Levée de boucliers de la société civile
Peine perdue, les protestations ne font que se cristalliser : « On ne le sait que trop, le provisoire qui s’installe une fois pour toutes, répond Dr Abdelkéfi, d’autre part, les intentions du ministère ne sont pas crédibles vu que les termes de référence de l’appel d’offres ne mentionnent pas le refus catégorique de la variante d’aménagement du troisième tronçon en surface par les citoyens. L’acceptation sociétale, rappelons-le, est une condition sine qua non pour le bailleur de fonds, en l’occurrence, la BEI ».

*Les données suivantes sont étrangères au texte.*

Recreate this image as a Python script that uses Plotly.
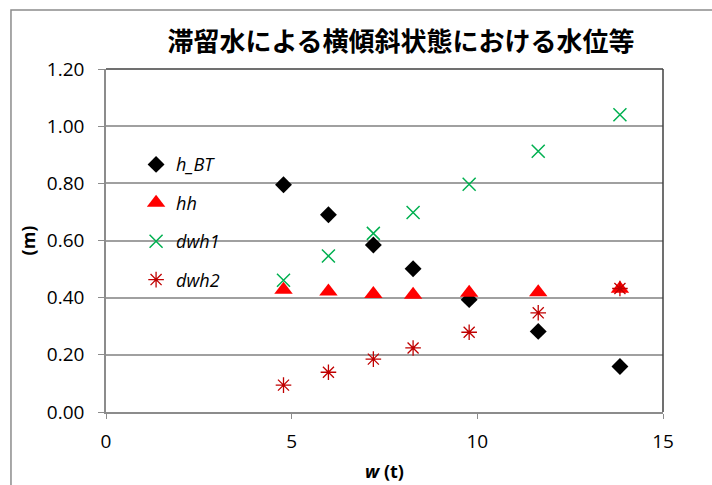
import plotly.graph_objects as go

# Cargo weight (t) and the water-level quantities at each loading step
w_t = [4.78, 5.99, 7.20, 8.27, 9.78, 11.64, 13.84]
h_bt = [0.795, 0.690, 0.584, 0.501, 0.393, 0.282, 0.159]
hh = [0.428, 0.422, 0.413, 0.410, 0.417, 0.419, 0.431]
dwh1 = [0.461, 0.546, 0.625, 0.698, 0.797, 0.912, 1.040]
dwh2 = [0.094, 0.139, 0.185, 0.224, 0.279, 0.347, 0.432]

y_ticks = [0.0, 0.2, 0.4, 0.6, 0.8, 1.0, 1.2]
y_tick_text = ["0.00", "0.20", "0.40", "0.60", "0.80", "1.00", "1.20"]
x_ticks = [0, 5, 10, 15]

series = [
    ("h_BT", h_bt, dict(symbol="diamond", size=13, color="#000000")),
    ("hh", hh, dict(symbol="triangle-up", size=16, color="#FF0000")),
    ("dwh1", dwh1, dict(symbol="x-thin-open", size=13, color="#00B050",
                        line=dict(color="#00B050", width=1.5))),
    ("dwh2", dwh2, dict(symbol="asterisk-open", size=13, color="#C00000",
                        line=dict(color="#C00000", width=1.3))),
]

fig = go.Figure()
for i, (name, vals, marker) in enumerate(series):
    fig.add_trace(go.Scatter(
        x=w_t, y=vals, mode="markers", name=name,
        marker=marker, legendgroup=f"g{i}",
    ))

fig.update_layout(
    width=712, height=485,
    margin=dict(l=106, r=49, t=69, b=73),
    paper_bgcolor="white", plot_bgcolor="white",
    font=dict(family="Open Sans, Liberation Sans, sans-serif", size=19, color="#000000"),
    title=dict(
        text="<b>滞留水による横傾斜状態における水位等</b>",
        font=dict(family="Noto Sans CJK JP", size=26, color="#000000"),
        x=401 / 712, xanchor="center", xref="container",
        y=1 - 42 / 485, yanchor="middle", yref="container",
    ),
    showlegend=True,
    legend=dict(
        x=0.054, y=0.775, xanchor="left", yanchor="top",
        bgcolor="rgba(0,0,0,0)", borderwidth=0,
        font=dict(family="Open Sans, sans-serif", size=18, style="italic"),
        tracegroupgap=12, itemwidth=30,
    ),
    xaxis=dict(
        range=[0, 15], tickvals=x_ticks, showgrid=False, zeroline=False,
        showline=True, linecolor="#8c8c8c", linewidth=1.5, automargin=False,
        ticks="outside", ticklen=5, tickcolor="#8c8c8c", ticklabelstandoff=6,
        title=dict(text="<b><i>w</i> (t)</b>", font=dict(size=18), standoff=13),
    ),
    yaxis=dict(
        range=[0, 1.2], tickvals=y_ticks, ticktext=y_tick_text,
        showgrid=True, gridcolor="#a0a0a0", gridwidth=1.5, zeroline=False,
        showline=True, linecolor="#8c8c8c", linewidth=1.5, automargin=False,
        ticks="outside", ticklen=6, tickcolor="#8c8c8c", ticklabelstandoff=10,
        title=dict(text="<b>(m)</b>", font=dict(size=18), standoff=7),
    ),
    shapes=[
        # outer chart frame
        dict(type="rect", xref="paper", yref="paper",
             x0=-0.1706, x1=1.3, y0=-0.4, y1=1.1718,
             line=dict(color="#8c8c8c", width=1.5), fillcolor="rgba(0,0,0,0)",
             layer="below"),
        # top and right edges of the plot area
        dict(type="line", xref="paper", yref="paper", x0=0, x1=1, y0=1, y1=1,
             line=dict(color="#404040", width=1.5)),
        dict(type="line", xref="paper", yref="paper", x0=1, x1=1, y0=0, y1=1,
             line=dict(color="#404040", width=1.5)),
    ],
)

fig.write_html("out.html")
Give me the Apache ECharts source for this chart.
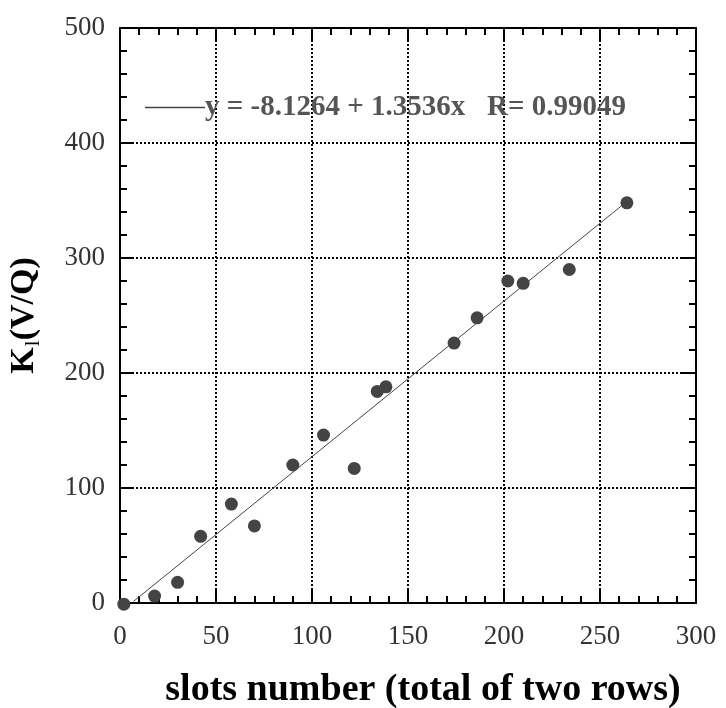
<!DOCTYPE html>
<html>
<head>
<meta charset="utf-8">
<script src="https://cdn.jsdelivr.net/npm/echarts@6/dist/echarts.min.js"></script>
<style>html,body{margin:0;padding:0;background:#fff}#c{width:726px;height:708px}</style>
</head>
<body>
<div id="c"></div>
<script>
// slots number (x) and K_l(V/Q) (y)
var slots = [2, 18, 30, 42, 58, 70, 90, 106, 122, 134, 138.5, 174, 186, 202, 210, 234, 264];
var kvq   = [-1, 6, 18, 58, 86, 67, 120, 146, 117, 184, 188, 226, 248, 280, 278, 290, 348];
var fitX = [7, 264];
var fitY = [1.35, 349.2];
var fitLabel = 'y = -8.1264 + 1.3536x   R= 0.99049';
var xTicks = [0, 50, 100, 150, 200, 250, 300];
var yTicks = [0, 100, 200, 300, 400, 500];

var serif = 'Liberation Serif';
var chart = echarts.init(document.getElementById('c'));
function axisCommon(extra) {
  var a = {
    axisLine: {show: true, onZero: false, lineStyle: {color: '#000', width: 2}},
    axisTick: {show: true, inside: true, length: 14, lineStyle: {color: '#000', width: 2}},
    minorTick: {show: true, splitNumber: 5, length: 7, lineStyle: {color: '#000', width: 2}},
    splitLine: {show: false}
  };
  for (var k in extra) a[k] = extra[k];
  return a;
}
var gridLine = {show: true, lineStyle: {color: '#000', width: 2, type: [2, 2]}};

var fitData = fitX.map(function (x, i) { return [x, fitY[i]]; });
var pts = slots.map(function (x, i) { return [x, kvq[i]]; });

chart.setOption({
  animation: false,
  backgroundColor: '#fff',
  grid: {left: 120, top: 28, right: 30, bottom: 105, outerBoundsMode: 'none', containLabel: false},
  legend: {
    left: 145, top: 93, padding: 0,
    data: [{name: fitLabel, icon: 'rect', itemStyle: {color: '#444'}}],
    itemWidth: 60, itemHeight: 1.5, itemGap: 0,
    textStyle: {fontFamily: serif, fontWeight: 'bold', fontSize: 29, color: '#555', padding: [0, 0, 0, -5]}
  },
  xAxis: [
    axisCommon({type: 'value', min: 0, max: 300, interval: 50, position: 'bottom',
      splitLine: gridLine,
      axisLabel: {show: true, margin: 20, color: '#333', fontFamily: serif, fontSize: 27,
        customValues: xTicks},
      name: 'slots number (total of two rows)', nameLocation: 'middle', nameGap: 68,
      nameTextStyle: {fontFamily: serif, fontWeight: 'bold', fontSize: 38, color: '#000', padding: [0, 0, 0, 30]}}),
    axisCommon({type: 'value', min: 0, max: 300, interval: 50, position: 'top',
      axisLabel: {show: false}})
  ],
  yAxis: [
    axisCommon({type: 'value', min: 0, max: 500, interval: 100, position: 'left',
      splitLine: gridLine,
      axisLabel: {show: true, margin: 15, color: '#333', fontFamily: serif, fontSize: 27,
        customValues: yTicks},
      name: '{k|K}{s|l}{k|(V/Q)}', nameLocation: 'middle', nameGap: 76, nameRotate: 90,
      nameTextStyle: {
        rich: {
          k: {fontFamily: serif, fontWeight: 'bold', fontSize: 34, color: '#000'},
          s: {fontFamily: serif, fontWeight: 'normal', fontSize: 22, color: '#000', padding: [18, 0, 0, 1]}
        }
      }}),
    axisCommon({type: 'value', min: 0, max: 500, interval: 100, position: 'right',
      axisLabel: {show: false}})
  ],
  series: [
    {
      name: fitLabel, type: 'line', data: fitData, symbol: 'none', showSymbol: false,
      lineStyle: {color: '#444', width: 1}, itemStyle: {color: '#444'}, z: 3
    },
    {
      name: 'data', type: 'scatter', data: pts, symbolSize: 13, clip: false,
      itemStyle: {color: '#444', opacity: 1}, z: 4
    }
  ]
});
</script>
</body>
</html>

Il y a lieu de noter aussi que pour ce qui est du tracé de l’itinéraire de la PNS, nombreuses sont les voix, au sein du Collectif Environnement et Développement à Sfax, à proposer une solution plus simple : opérer la jonction du tronçon Nord avec la ceinture Bourguiba de façon à compléter la boucle, sans avoir à traverser le centre-ville.
Pour terminer, signalons les griefs des composantes de la société civile contre l’absence de coordination entre les ministères de l’Equipement et du Transport, une absence, source de pas mal d’imbroglios d’incompréhensions, d’incohérences, voire d’absurdités.